Many lawful residents, including some of the plaintiffs, will be forced to return to their home countries where they may face persecution, torture, and even execution as a result of Trump’s order.
The order meets Trump’s campaign promise to implement “a total and complete shutdown of Muslims entering the United States until our country’s representatives can figure out what is going on,” according to the lawsuit.
And it sends an official message that the federal government disfavors Islam and prefers all other religions, says the lawsuit.
“While the Muslim Exclusion Order does not apply to all Muslims, the policy only applies to Muslims,” the suit states. “And the absence of the words Islam or Muslim does nothing to obscure it.”

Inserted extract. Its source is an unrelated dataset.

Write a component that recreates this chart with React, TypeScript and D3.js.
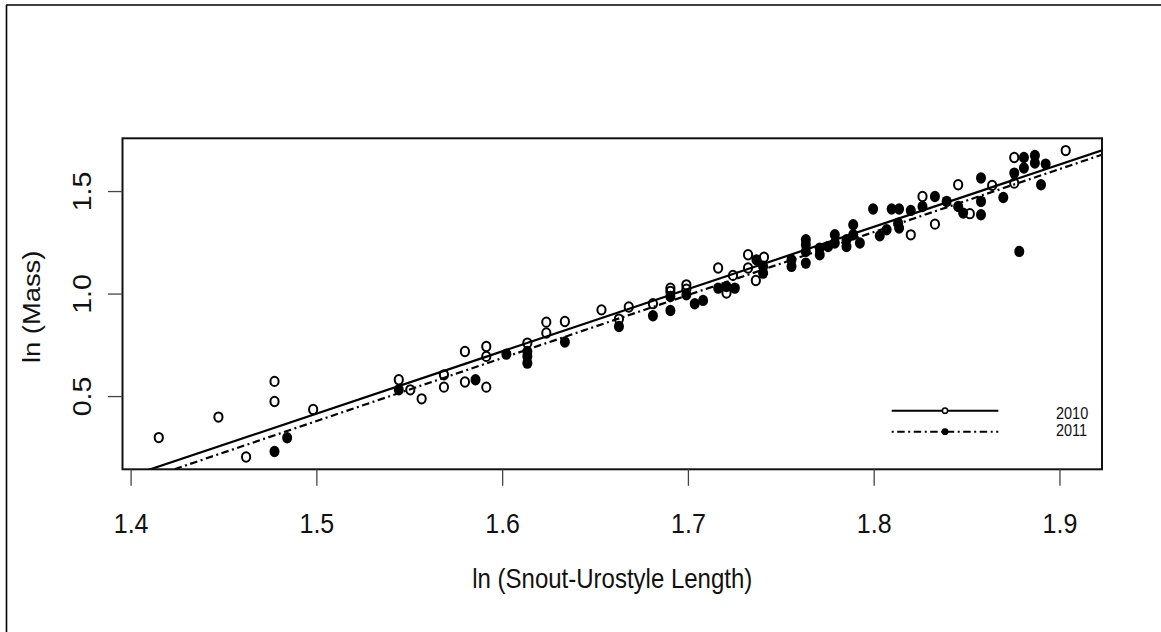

Awad—a refugee and a prominent civil rights activist who lives in Washington, D.C.—reminded people attending the press conference that the United States was “built on the shoulders” of African Americans who were forcibly brought here, and founded by immigrants who came to the nation’s shores seeking the freedom of religion and freedom of expression they did not have in their home countries.
Trump’s orders, he said, are destroying their dream and undermine “our national security, our values, and our standing in the world.”